Smt Shiva opined that the Patents (Amendment) Act is not an implementation of Trade-Related Intellectual Property Rights(TRIPS) because it has failed to introduce amendments that would exclude patents that harm the environment, public health, livelihood and public morality.
Patents (Amendment) Act is nothing but the granting of irresponsible and absolute corporate monopolies in vital areas of food and medicine. Exclusive Marketing Rights (EMRs) in agrichemicals and drugs are direct assult on the right to food and right to health which are protected in the Indian constitution through the right of life, she added.
Smt Shiva accused the Government on misleading the nation on EMR issue. First the Government, has let the people wrongly believe that granting EMRs to corporations is a WTO obligation. However, the Government does not need to grant EMRs under WTO rules and the country can adopt the preferable route of framing the patent laws, she said. Smt Shiva alleged that pressure in this case has not come from the WTO but from US and European Corporations.

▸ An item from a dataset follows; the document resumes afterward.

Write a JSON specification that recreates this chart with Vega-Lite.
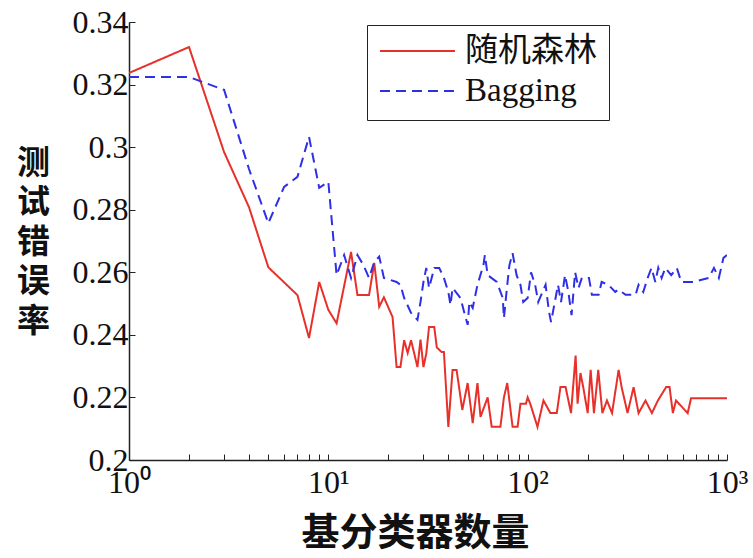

Contrary to the Government's opinion that the EMRs would help Scientific Research in India Smt Shiva pointed out that since the EMR Ordinance is for exclusive rights for marketing in India on the basis of foreign patents, and since it bypasses patent laws, Indian reasearch and development will not be protected or enhanced. "In fact the R&D budgets would shrink and exclusive monopolies would harm the economy", She warned.
The Government has propagated that the products for which the EMRs are granted will only arrive in the market after 2003 since it takes approximately eight years for product development and commercialization and EMRs will only be given to patents granted in another country after 1995. However, a letter, written to the European Commission by the Glaxo Well-comes Manger of Global Intellectual Property, reveals that the MNCs are ready to market their products from this year itself.
On the basis of bio-piracy based patent applications in India and patents granted in other country after 1995, a corporation can claim exclusive marketing monopoly on formulations based on ginger, peper, arhar, amla etc. with just minor modifications in the methods of extraction and processing. "Unfortunately the present Patents Amendement Bill allows such trivial and obvious modifications to be counted as inventions," Smt Vandana added. Since 70 per cent of the Indian health care is provided by herbal medicines, EMRs based on biopiracy will immediately deprieve the poorer of the two-third of India of their right to health care.
To counter the bio-piracy mafia, we will have a patent literacy campaign and EMRs campaign so that people become aware of the problems they are going to face, added Smt Shiva.